Patrick, Yankee-4-Life :p



Link (http://www.courant.com/news/opinion/commentary/hc-plcfaude1120.artnov20,0,7418535.story)

Two years later, England and Holland went to war. After the news reached Hartford, on June 27, 1653, Captain John Underhill stormed the fort with a small group of men, threw out the Dutch and proclaimed "I, John Underhill, do seize upon this house and land hitherto belonging as Dutch goods, claimed by the West Indian Company in Amsterdam ... for the state of England."

The Colonial Court ordered Underhill not to sell the fort and its land, but on July 18, 1655, he did just that, conveying the 30-acre property to Richard Lord and William Gibbons. The Dutch were powerless to retake the fort. Upset at the ouster, the Dutch referred to the settlers in Hartford as "Jankes," pronounced Yankees, which meant thief, robber or pirate.

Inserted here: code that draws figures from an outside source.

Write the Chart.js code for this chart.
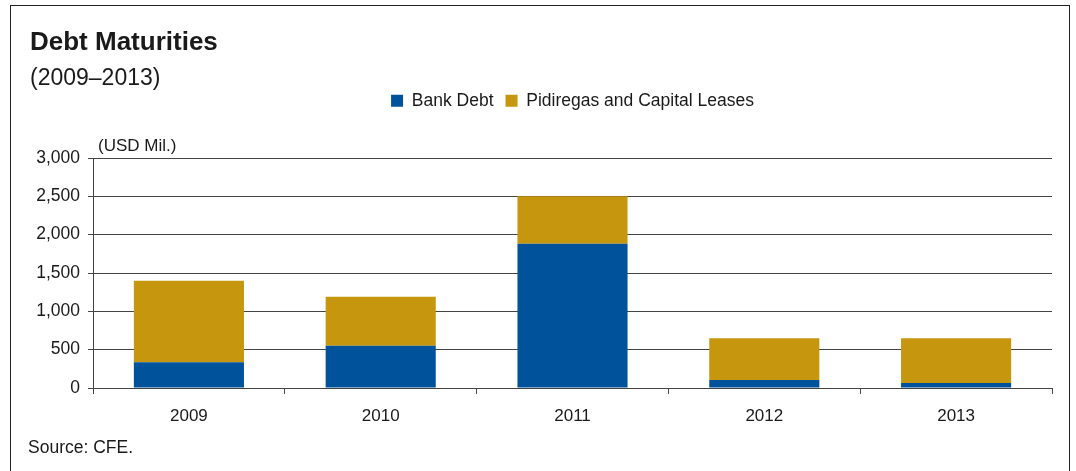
<!DOCTYPE html>
<html>
<head>
<meta charset="utf-8">
<script src="https://cdn.jsdelivr.net/npm/chart.js@4/dist/chart.umd.min.js"></script>
<style>
  body { margin: 0; background: #fff; font-family: "Liberation Sans", Arial, sans-serif; color: #1a1a1a; }
  #wrap { position: relative; width: 1076px; height: 471px; overflow: hidden; }
  #frame { position: absolute; left: 10px; top: 5px; width: 1058px; height: 500px; border: 1px solid #222; }
  canvas { position: absolute; left: 0; top: 0; }
  .txt { position: absolute; line-height: 1; white-space: nowrap; }
  #title { left: 30px; top: 28px; font-size: 26px; font-weight: bold; }
  #subtitle { left: 30px; top: 66px; font-size: 23px; }
  #units { left: 98px; top: 137px; font-size: 17px; }
  #source { left: 28px; top: 439px; font-size: 17.5px; }
</style>
</head>
<body>
<div id="wrap">
  <div id="frame"></div>
  <canvas id="debtChart" width="1076" height="471"></canvas>
  <div class="txt" id="title">Debt Maturities</div>
  <div class="txt" id="subtitle">(2009–2013)</div>
  <div class="txt" id="units">(USD Mil.)</div>
  <div class="txt" id="source">Source: CFE.</div>
</div>
<script>
const years = ['2009', '2010', '2011', '2012', '2013'];
const bankDebt = [335, 550, 1880, 105, 65];
const pidiregas = [1065, 640, 620, 545, 585];
const seriesNames = ['Bank Debt', 'Pidiregas and Capital Leases'];

const axisColor = '#444';
const textColor = '#1a1a1a';

// push the plot down below the legend
const legendSpacer = {
  id: 'legendSpacer',
  beforeInit(chart) {
    const origFit = chart.legend.fit;
    chart.legend.fit = function () {
      origFit.bind(chart.legend)();
      this.height = 78;
    };
  }
};

function initChart() {
  const ctx = document.getElementById('debtChart').getContext('2d');

  new Chart(ctx, {
    type: 'bar',
    data: {
      labels: years,
      datasets: [{
        label: seriesNames[0],
        data: bankDebt,
        backgroundColor: '#00539B',
        borderWidth: 0
      }, {
        label: seriesNames[1],
        data: pidiregas,
        backgroundColor: '#C5960E',
        borderWidth: 0
      }]
    },
    options: {
      responsive: false,
      animation: false,
      devicePixelRatio: 1,
      categoryPercentage: 1,
      barPercentage: 0.574,
      layout: {
        padding: { top: 80, right: 24, bottom: 0, left: 0 }
      },
      plugins: {
        tooltip: { enabled: false },
        legend: {
          position: 'top',
          fullSize: false,
          labels: {
            color: textColor,
            font: { family: 'Liberation Sans', size: 17.5 },
            boxWidth: 12,
            boxHeight: 12,
            padding: 12
          }
        }
      },
      scales: {
        x: {
          stacked: true,
          afterFit(scale) { scale.height = 83; },
          grid: {
            drawOnChartArea: false,
            drawTicks: true,
            tickLength: 6,
            color: axisColor
          },
          border: { display: true, color: axisColor },
          ticks: {
            color: textColor,
            font: { family: 'Liberation Sans', size: 17 },
            padding: 12
          }
        },
        y: {
          stacked: true,
          min: 0,
          max: 3000,
          afterFit(scale) { scale.width = 93; },
          grid: {
            color: axisColor,
            tickLength: 5
          },
          border: { display: true, color: axisColor },
          ticks: {
            stepSize: 500,
            color: textColor,
            font: { family: 'Liberation Sans', size: 17.5 },
            padding: 8,
            callback: v => v.toLocaleString('en-US')
          }
        }
      }
    },
    plugins: [legendSpacer]
  });
}

window.onload = initChart;
</script>
</body>
</html>
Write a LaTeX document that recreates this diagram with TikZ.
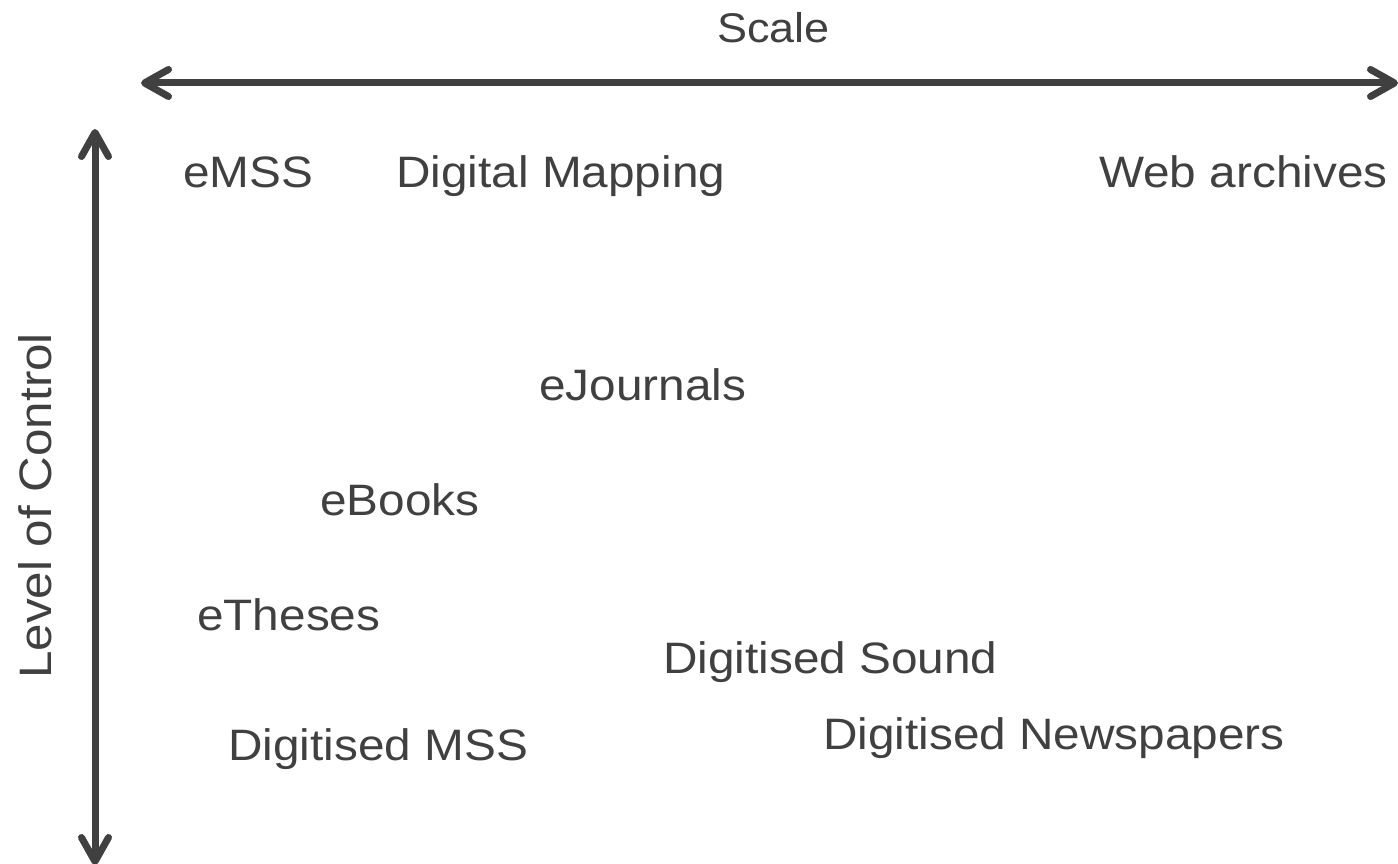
\documentclass[tikz,border=0pt]{standalone}
\usepackage{fontspec}
\setmainfont[FakeStretch=1.085]{Liberation Sans}
\usetikzlibrary{arrows.meta}
\definecolor{ink}{HTML}{404040}
\begin{document}
\begin{tikzpicture}[x=1pt,y=-1pt,
  axis/.style={draw=ink, line width=7pt, line cap=round,
    {Straight Barb[length=24pt,width=27pt,round]}-{Straight Barb[length=24pt,width=27pt,round]}},
  item/.style={anchor=base west, inner sep=0pt, text=ink,
    font=\fontsize{44}{48}\selectfont},
  title/.style={item, font=\fontsize{41.5}{46}\selectfont}]
\useasboundingbox (0,0) rectangle (1398,864);

% axes
\coordinate (scaleL) at (141,83);
\coordinate (scaleR) at (1398,83);
\coordinate (ctrlT) at (95,129);
\coordinate (ctrlB) at (95,865);
\draw[axis] (scaleL) -- (scaleR);
\draw[axis] (ctrlT) -- (ctrlB);

% axis titles
\node[title] (scale) at (717,43) {Scale};
\node[item, rotate=90, font=\fontsize{45.5}{50}\selectfont] (control) at (51.5,679) {Level of Control};

% collection types
\node[item] (emss) at (183,187.5) {eMSS};
\node[item] (mapping) at (396,187.5) {Digital Mapping};
\node[item] (web) at (1099,187.5) {Web archives};
\node[item] (ejournals) at (539,400.5) {eJournals};
\node[item] (ebooks) at (320,515.5) {eBooks};
\node[item] (etheses) at (197,630.5) {eTheses};
\node[item] (sound) at (663,673) {Digitised Sound};
\node[item] (dmss) at (228,760) {Digitised MSS};
\node[item] (news) at (823,749) {Digitised Newspapers};
\end{tikzpicture}
\end{document}
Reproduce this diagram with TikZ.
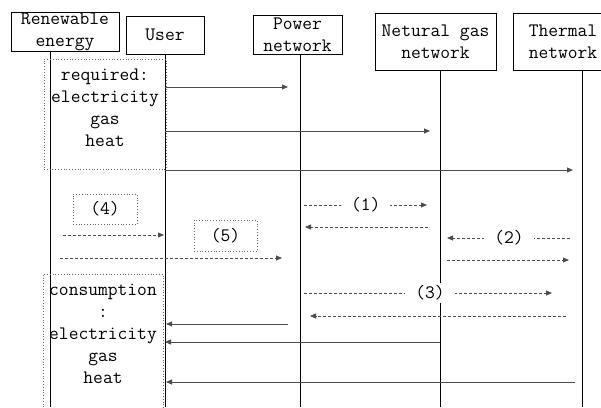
\documentclass[tikz,border=0pt]{standalone}
\usetikzlibrary{arrows.meta}

\begin{document}
\begin{tikzpicture}[
    x=1pt, y=-1pt,
    font=\ttfamily\fontsize{19}{22}\selectfont,
    actor/.style={draw=black, line width=0.8pt, inner sep=0pt, align=center, minimum height=#1},
    life/.style={line width=0.8pt},
    msg/.style={line width=0.8pt, black!70, -{Triangle[length=6pt,width=5pt]}},
    ret/.style={msg, dash pattern=on 3pt off 2pt},
    tag/.style={fill=white, inner xsep=10pt, inner ysep=3pt, text=black},
    note/.style={draw=black!60, dotted, line width=0.8pt, inner sep=0pt}
]
    \useasboundingbox (0,0) rectangle (601,407);
    \clip (0,0) rectangle (601,407);

    % Participants
    \node[actor=39pt, minimum width=108pt] (renew) at (65,31.5) {Renewable\\energy};
    \node[actor=38pt, minimum width=78pt] (user) at (165,35) {User};
    \node[actor=39pt, minimum width=89pt] (power) at (297.5,34.5) {Power\\network};
    \node[actor=57pt, minimum width=121pt] (gas) at (435.5,41.5) {Netural gas\\network};
    \node[actor=57pt, minimum width=100pt] (heat) at (563,41.5) {Thermal\\network};

    % Lifelines
    \coordinate (reL) at (50,51);
    \coordinate (usL) at (165,54);
    \coordinate (pwL) at (300,54);
    \coordinate (ngL) at (440,70);
    \coordinate (thL) at (582,70);
    \foreach \l in {reL,usL,pwL,ngL,thL}
        \draw[life] (\l) -- (\l |- 0,407);

    % Demand notes
    \node[note, minimum width=122pt, minimum height=110pt] (reqbox) at (105,114) {};
    \node[align=center] (reqtext) at (105,108) {required:\\electricity\\gas\\heat};
    \node[note, minimum width=120pt, minimum height=140pt] (conbox) at (103,344) {};
    \node[align=center] (context) at (103,334) {consumption\\:\\electricity\\gas\\heat};

    % Requests from the user
    \draw[msg, shorten >=12pt] (usL |- 0,87) -- (pwL |- 0,87);
    \draw[msg, shorten >=10pt] (usL |- 0,131) -- (ngL |- 0,131);
    \draw[msg, shorten >=9pt] (usL |- 0,170) -- (thL |- 0,170);

    % Renewable supply
    \node[note, minimum width=64pt, minimum height=30pt] (n4) at (105,209) {(4)};
    \draw[ret, shorten <=13pt, shorten >=1pt] (reL |- 0,235) -- (usL |- 0,235);
    \node[note, minimum width=63pt, minimum height=31pt] (n5) at (225.5,235.5) {(5)};
    \draw[ret, shorten <=10pt, shorten >=18pt] (reL |- 0,258) -- (pwL |- 0,258);

    % Exchange between networks
    \draw[ret, shorten <=4pt, shorten >=13pt] (pwL |- 0,205) -- node[tag, pos=0.47] (t1) {(1)} (ngL |- 0,205);
    \draw[ret, shorten <=12pt, shorten >=5pt] (ngL |- 0,227) -- (pwL |- 0,227);
    \draw[ret, shorten <=12pt, shorten >=7pt] (thL |- 0,238) -- node[tag, pos=0.514] (t2) {(2)} (ngL |- 0,238);
    \draw[ret, shorten <=7pt, shorten >=13pt] (ngL |- 0,260) -- (thL |- 0,260);
    \draw[ret, shorten <=4pt, shorten >=30pt] (pwL |- 0,293) -- node[tag, pos=0.461] (t3) {(3)} (thL |- 0,293);
    \draw[ret, shorten <=16pt, shorten >=10pt] (thL |- 0,316) -- (pwL |- 0,316);

    % Delivery to the user
    \draw[msg, shorten <=12pt, shorten >=1pt] (pwL |- 0,324) -- (usL |- 0,324);
    \draw[msg, shorten >=0pt] (ngL |- 0,342) -- (usL |- 0,342);
    \draw[msg, shorten <=7pt, shorten >=1pt] (thL |- 0,382) -- (usL |- 0,382);
\end{tikzpicture}
\end{document}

It was the Dutch fort erected at the cross rivers of the fur trade in Hartford that dictated a new English settlement should be built here. When Hartford was chosen as the site for Colonial leaders to meet and resolve their issues, the city-to-be assumed the mantle of a respected place.

Felix the Cat
11-21-2005, 04:06 PM
Jan, Janke and Kees are all common Dutch given names

Jan Kees would be "John Cornelius" in English

Is there a famous/notorious early English colonial leader by that name?